Have we discussed the ramifications of freezing? Is there a Rule here? After all, human flesh will freeze solid at a certain exposure level without internal or external heat. Zombies have neither, so I’d expect them to freeze solid. Even Georgia has nights with a ‘hard freeze’, enough to solidify a bucket full of water. That should be sufficient to immobilize any zombie.

And so locations closer to the poles, and mid-latitudes during local winter, should be safe® than other places. If I were a survivor, I’d be planning to make new friends in northern Canada. And I’d be making the trip ASAP. Alexandria, walls or no walls, can’t be as safe as, say, Nunavut.

By normal laws of physics, a freeze-thaw cycle or two should pretty well scramble whatever a zombie is using for brain tissue. We know their brain tissue is sensitive to physical trauma, shouldn’t it be sensitive to micro-trauma from formation of ice crystals?

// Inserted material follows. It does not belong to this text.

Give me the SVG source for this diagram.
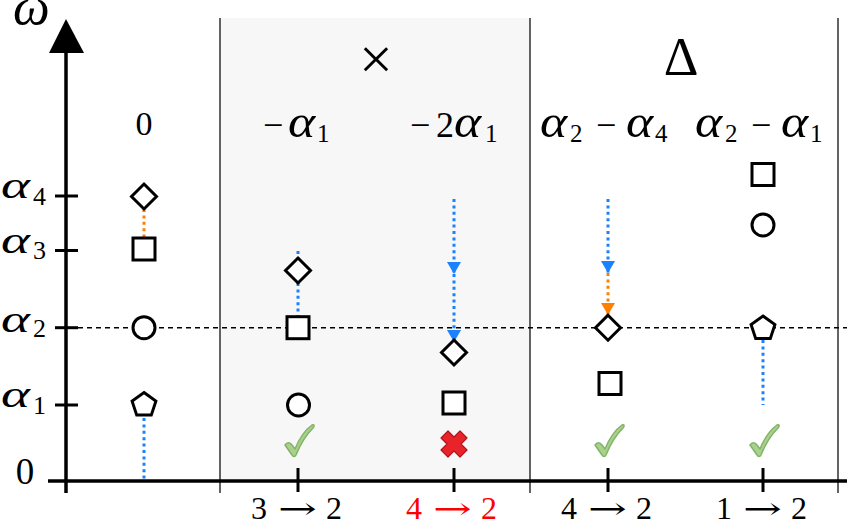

But if that was the case, then even places like GA or VA would be rapidly depleted of much of their zombie population after a single winter.

Since this doesn’t serve continuing horrific danger in the story line, there must be some zombie special case making them immune to destruction by freezing. But do they also contain antifreeze, and thus remain mobile while everything around them stiffens into immobility? Me, I’d plan my supply runs to coincide with cold fronts. Stiff zombies, even if they would revive when thawed, have to be safer to deal with than regular zombies.

Oh, good observation, CannyDan. I’d love to see the show do a winter episode. It could be kind of like a Christmas special!!!

Sort of a corollary to the ocean destroying zombies; would a burning building be irresistible to zombies?

We’ve seen the characters use small fires to attract the attention of zombies. So without any impulse for self preservation, would a burning building just turn into a walker wok?